La complessità naturalmente agisce rispetto a tutte queste tre dimensioni e le modalità di approccio ad essa fanno la differenza. Ciò che fa paura della complessità è rimanerne vittima, in questo senso essa in effetti presenta il proprio lato oscuro perché costringe a una reazione, un adeguamento imposto dal contesto. Ma, se dove c’è l’ombra c’è anche la luce, il lato positivo è che si può scegliere di partecipare alla complessità generandola. Vale a dire che c’è chi reagisce alla complessità passivamente e chi agisce costruttivamente, introducendo in essa innovazione. E l’innovazione può essere digitale e non digitale. Grandi innovazioni, di questi tempi, a mio avviso, sono anche tutte quelle iniziative che vanno proprio nella direzione di equilibrare l’accelerazione tecnologica e difendere e affermare l’umano che è nell’uomo.

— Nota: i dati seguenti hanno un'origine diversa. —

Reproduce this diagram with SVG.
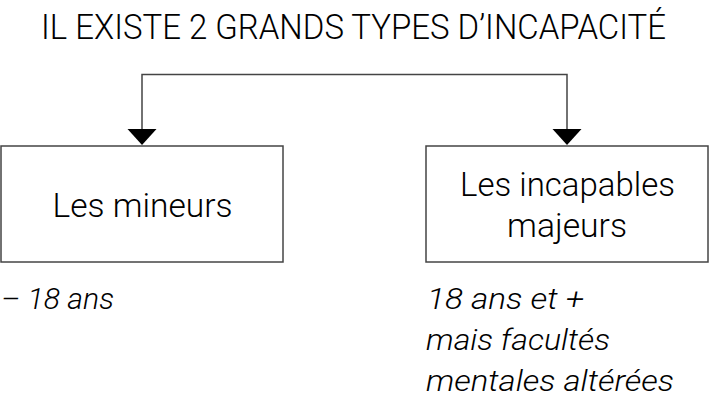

Un esempio eclatante, proprio di questi giorni, è l’iniziativa di un imprenditore edile bergamasco, Danilo Dadda, che ha creato un Book Club nella propria azienda, prevedendo un premio economico per ogni libro letto e raccontato da ciascun dipendente ai colleghi nel corso di riunioni apposite. Ecco, incentivare la lettura in un contesto aziendale è altamente innovativo sotto tutti i punti di vista. Rompe uno schema, tanto più in un settore lontano dalla cultura nell’immaginario collettivo. Stabilendo un premio in denaro, conferisce valore materiale immediato al bene immateriale della conoscenza. Prevedendo che ogni lettore racconti i libri letti, favorisce la condivisione della conoscenza. Inoltre, la comunicazione all’esterno di questa attività, oltre ad amplificare una reputazione aziendale positiva, diventa esemplare e stimola l’emulazione, con potenziali effetti sociali significativi. E, si sa, la lettura alimenta cultura: mantiene acceso il senso critico e l’acutezza di osservazione, anche dei fenomeni economici, politici e sociali.